Так было с М., присланным в ГИИИ вправлять мозги. М. вошел в жизнь тяжелыми шагами командора. Он был событиен, трагичен и неотвратим. Потом вредоносность его чрезвычайно упростилась; не то чтобы М. врезался в судьбу, а скорее — М. напакостил.
Так было в этом году и с метрами. Ссора совершилась под шум фраз, взятых в чересчур высоком регистре. Потом на месте осталось чувство неопределенного сожаления и неловкости.
Думаю, что совершенно точное и убедительное место в иерархии переживаний имеют только физическая боль или нравственные страдания, связанные с утратой одного из основных ежеминутных содержаний жизни (утратой любимого человека, любимого дела, трудоспособности, свободы и т. п.) Все прочее — горести самолюбия, разрывов с друзьями, житейских обид и поражений — мы не ощущаем непрерывно. Оттого тяжесть этих страданий по памяти — почти произвольна. Ракурсы и масштабы. Легкий поворот вещи превращает беду в неприятность.
Только наивные и далекие от науки люди воображают, что они писали бы хорошие статьи, если бы их печатали. Многие могли бы сообщать интересные соображения по частным вопросам и, вероятно, никто ничего общезначимого и общеволнующего (оттого, вероятно, Тынянов, не привыкший к пафосу частных соображений, вовремя бросил науку, не только для печати, но и для себя). Все это говорю не столько из скромности, сколько из самолюбия; из нежелания принять для своего поколения мирную судьбу полуталантливой и навсегда подражательной науки.
Конкретная продукция, готовая или имевшаяся в работе и не увидевшая света, так мало способна взволновать умы, сорганизовать творческую волю, — как волновали и собирали вокруг себя первые брошюры Шкловского, сборники ОПОЯЗа, лекции Тынянова, — что из-за этого не стоит тягаться и меряться с современностью. Если что-нибудь и стоит предъявления счета, — это человеческие творческие потенции, рабочая энергия, научная совесть, которые можно сорвать и растратить в немоте, в путанице, в ежедневных обидах и соблазнах; не ненапечатанные статьи, а только это, быть может, стоит предъявления счета.
Главными обидами осени 1929-го были отказ ГИЗа от сборника по современной поэзии и наш собственный отказ от «Ванны Архимеда» (с обериутами). Сборник о поэзии получался средний.

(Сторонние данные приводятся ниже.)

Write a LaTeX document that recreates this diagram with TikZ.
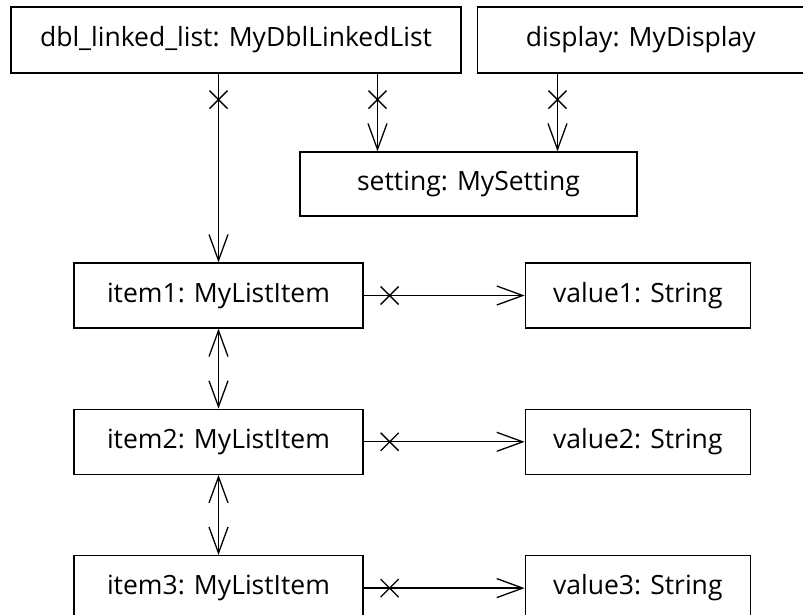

С «Ванной» получалось и того хуже. В этом, по замыслу боевом, молодом, несколько вызывающем, вообще ответственном, сборнике исторический смысл имели только стихи — Заболоцкий, Введенский, Хармс; остальное оказывалось довеском, частью доброкачественным, частью же прямо халтурным.
Увлеченные болью первого серьезного удара палкой по голове, мы не заметили нелепости положения: мы мучительно, даже патетически, отказывались от дела, в котором, кроме трех поэтов, не было ничего истинно принципиального.
Из всего запрещенного и пресеченного за последнее время мне жалко этот стиховой отдел. Жаль Заболоцкого. Если погибнет, «не вынесет» этот, вероятно, большой и единственный возле нас поэт, то, вот это и будет счет; не знаю, насколько серьезный в мировом масштабе, но для русской литературы вполне чувствительный.
Я давала Ахматовой кузминскую «Форель» (интересно, что ей пришлось прибегнуть ко мне). Возвращая книгу, она поморщилась:
— Здесь очень много накручено. Кроме того… очень буржуазная книга.
— Какая неожиданная с вашей стороны оценка.
— Совсем нет. Я сказала бы то же самое 15 лет назад.
Литература попала в хвост всего движения. В литературе хозяйничают люди, не пригодившиеся на настоящих местах. Такая литература не может создать из себя свои бытовые и производственные формы. Вот почему наш официальный литературный быт весь сколочен из форм и категорий, надерганных из других областей. Литературно-бытовое злоупотребление понятиями контроля масс, ударничества, соцсоревнования, технизации — это иногда результат массового словесного гипноза и той кратковременной, но невероятно сильной универсальности и всепроникаемости, которую приобретают у нас выбрасываемые на языковую поверхность лозунговые слова; в других случаях это результат вполне цинического расчета литературных спекулянтов. Чаще всего здесь та смесь недомыслия, лукавства и воображения, которая заставляет ребенка ставить спичечную коробку на две опрокинутые катушки и утверждать, что это паровоз.
Литература сейчас какой-то особый детский мир, как всякий детский мир, очень жестокий и произвольный, управляемый законами подражания, фантазии и условности. Как во всяком детском мире, в нем самое главное и серьезное — быть похожим на взрослых.
Основной пафос детского мира, его своеобразная диалектика в том, что с настоящими вещами поступают как с игрушками, а с игрушками — как с настоящими вещами (ребенок говорит про куклу: это человек, но про зонтик: это кукла).